Technology plays a big role in decarbonisation. The study shows that digitalising and automating sustainability initiatives has a clear positive effect on decarbonisation success – for those companies that have digitalised most or all of their sustainability initiatives, 58% say they feel successful in decarbonisation. Cloud-enabled technologies, including Artificial Intelligence, Machine Learning, IoT and data analytics can be used to develop solutions for more efficient, decarbonised operations such as using predictive analysis to prevent machine malfunction, thereby increasing uptime, productivity and reducing energy costs and consumption.

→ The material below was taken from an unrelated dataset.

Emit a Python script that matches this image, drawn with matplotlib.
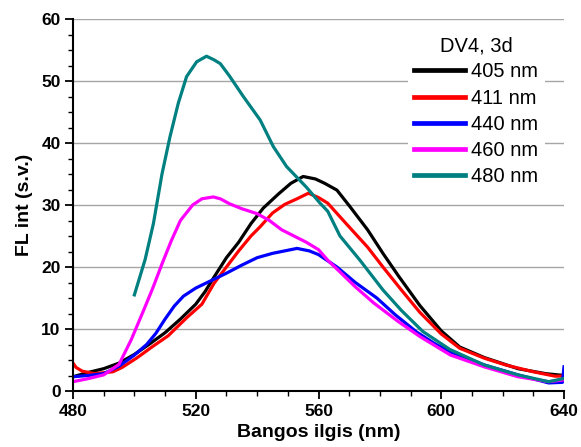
import matplotlib
matplotlib.use("Agg")
import matplotlib.pyplot as plt
from matplotlib.ticker import MultipleLocator

# ---- data ----
x_405 = [480, 485, 490, 495, 500, 505, 510, 515, 520, 523, 526, 530, 534, 538, 542, 547, 551, 555, 559, 562, 566, 570, 576, 581, 586, 593, 600, 606, 614, 625, 634, 640]
y_405 = [2.3, 3.0, 3.6, 4.5, 5.9, 7.6, 9.4, 11.6, 14.0, 16.0, 18.4, 21.5, 24.0, 27.0, 29.5, 31.8, 33.5, 34.6, 34.2, 33.5, 32.4, 29.9, 26.0, 22.2, 18.6, 13.8, 9.7, 7.1, 5.4, 3.6, 2.8, 2.5]

x_411 = [480, 481, 483, 487, 493, 496, 501, 506, 511, 517, 522, 526, 530, 534, 538, 541, 545, 549, 553, 556.7, 560, 563, 569, 576, 581, 587, 593, 600, 606, 614, 621, 630, 637, 639.5, 640]
y_411 = [4.5, 3.8, 3.2, 2.8, 3.1, 3.8, 5.4, 7.2, 8.9, 11.8, 14.0, 17.4, 20.0, 22.6, 25.0, 26.5, 28.7, 30.1, 31.0, 31.9, 31.2, 30.3, 27.0, 23.2, 20.0, 16.3, 12.7, 9.2, 6.9, 5.3, 4.2, 3.1, 2.4, 2.4, 3.0]

x_440 = [480, 485, 490, 495, 500, 504, 507, 510, 513, 516, 520, 525, 530, 535, 540, 545, 550, 553, 557, 560, 563, 566, 572, 579, 585, 592, 598, 603, 614, 625, 635, 639.5, 640]
y_440 = [2.3, 2.5, 2.8, 4.0, 5.8, 7.5, 9.3, 11.6, 13.7, 15.3, 16.6, 17.8, 19.0, 20.3, 21.5, 22.2, 22.7, 23.0, 22.6, 22.0, 21.0, 20.0, 17.5, 15.0, 12.3, 9.5, 7.6, 6.3, 4.2, 2.6, 1.3, 1.4, 3.9]

x_460 = [480, 485, 490, 495, 499, 503, 506, 509, 512, 515, 519, 522, 525.7, 528, 531, 535, 540, 544, 548, 552, 556, 560, 563, 567, 572, 578, 586, 593, 603, 614, 625, 635, 640]
y_460 = [1.5, 2.0, 2.6, 4.3, 8.3, 13.0, 16.6, 20.5, 24.2, 27.5, 30.0, 31.0, 31.3, 31.0, 30.2, 29.4, 28.6, 27.5, 26.0, 25.0, 24.0, 22.8, 21.1, 19.2, 16.8, 14.2, 11.2, 8.8, 5.8, 3.9, 2.3, 1.5, 1.8]

x_480 = [500, 503.5, 506.2, 509, 511.6, 514.3, 517, 520.3, 523.5, 526, 528, 531, 535.5, 541, 545.3, 549.6, 556, 560.5, 563, 567, 573.5, 581, 587, 594, 602.8, 614, 625, 635, 639.8]
y_480 = [15.5, 21.2, 27.0, 35.0, 41.0, 46.4, 50.7, 53.1, 54.0, 53.4, 52.8, 50.8, 47.5, 43.7, 39.4, 36.2, 32.9, 30.3, 29.0, 25.0, 21.1, 16.3, 13.0, 9.6, 6.7, 4.2, 2.6, 1.5, 2.0]

labels = ["405 nm", "411 nm", "440 nm", "460 nm", "480 nm"]
colors = ["#000000", "#ff0000", "#0000ff", "#ff00ff", "#008080"]
legend_title = "DV4, 3d"
x_label = "Bangos ilgis (nm)"
y_label = "FL int (s.v.)"

plt.rcParams['font.family'] = ['Liberation Sans', 'DejaVu Sans']

fig = plt.figure(figsize=(5.81, 4.47), dpi=100)
ax = fig.add_axes([73/581, 56/447, (564-73)/581, (391-19)/447])

series = [(x_405, y_405), (x_411, y_411), (x_440, y_440), (x_460, y_460), (x_480, y_480)]
for (xs, ys), lab, col in zip(series, labels, colors):
    ax.plot(xs, ys, color=col, lw=2.3, label=lab, solid_joinstyle='round')

ax.set_xlim(480, 640)
ax.set_ylim(0, 60)
ax.xaxis.set_major_locator(MultipleLocator(40))
ax.xaxis.set_minor_locator(MultipleLocator(10))
ax.yaxis.set_major_locator(MultipleLocator(10))
ax.yaxis.set_minor_locator(MultipleLocator(2.5))

ax.grid(axis='y', which='major', color='#a6a6a6', lw=1.0)
ax.set_axisbelow(True)
for s in ['top', 'right']:
    ax.spines[s].set_visible(False)
for s in ['left', 'bottom']:
    ax.spines[s].set_linewidth(1.5)
ax.tick_params(which='major', direction='out', length=6, width=1.3, labelsize=12.5, pad=3)
ax.tick_params(which='minor', direction='out', length=3.5, width=1.0)
for t in ax.get_xticklabels() + ax.get_yticklabels():
    t.set_fontweight('bold')

ax.set_xlabel(x_label, fontsize=14, fontweight='bold', labelpad=4)
ax.set_ylabel(y_label, fontsize=14, fontweight='bold', labelpad=6)

leg = ax.legend(title=legend_title, loc='upper right', bbox_to_anchor=(0.981, 0.997),
                frameon=True, fontsize=14.5, title_fontsize=14.5,
                handlelength=2.55, handletextpad=0.3, labelspacing=0.36,
                borderpad=0.3, facecolor='white', edgecolor='none', framealpha=1)
leg.get_frame().set_linewidth(0)
for line in leg.get_lines():
    line.set_linewidth(3.4)

fig.savefig("out.png", dpi=100)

In terms of migrating to the cloud, the benefits are clear. Close to half of the businesses who migrated their legacy data centres to the cloud are seeing measurable carbon reduction as a result. Encouraged by this success, the same number are moving more IT services to the cloud; and almost half are seeing results. In fact, seven in ten business leaders believe that cloud technology would accelerate their companies’ journey to net-zero by two years or more.

Diane Galbe, Senior Executive Vice President, in charge of Sustainability & Net-zero Transformation Practice, Atos said “The research clearly shows that decarbonisation is now a priority for all businesses, and with the amount of data proliferating, not only within an organisation but also between them, effective data management and cloud integration are becoming increasingly important. The power of digital in decarbonisation cannot be underestimated. As the survey shows there is a demand for more digitalisation and measurement to support decarbonisation objectives.”

Commenting on this report, Christopher Wellise, Director of Sustainability at AWS, said, “What is so interesting about this research is that business leaders who have already engaged cloud services think they are more successful in delivering carbon reductions. The data provided in the report backs up this view, as it shows that cloud offers nearly any company or public body a less carbon intensive way of managing their IT. The other fascinating insight here is that 7 in 10 business leaders see the cloud as accelerating their journey to net-zero emissions by two years or more.”

The combined capabilities of AWS and Atos offer exceptional knowledge and technical capability, as well as strong experience, to help customers achieve net-zero transformation and modernisation.

To read the full survey report, go to https://atos.net/en/lp/cloud-and-net-zero.

 

 

[1] In order to avert the worst impacts of climate change and preserve a livable planet, global temperature increase needs to be limited to 1.5°C above pre-industrial levels. To keep global warming to no more than 1.5°C emissions need to be reduced by 45% by 2030 and reach net-zero by 2050.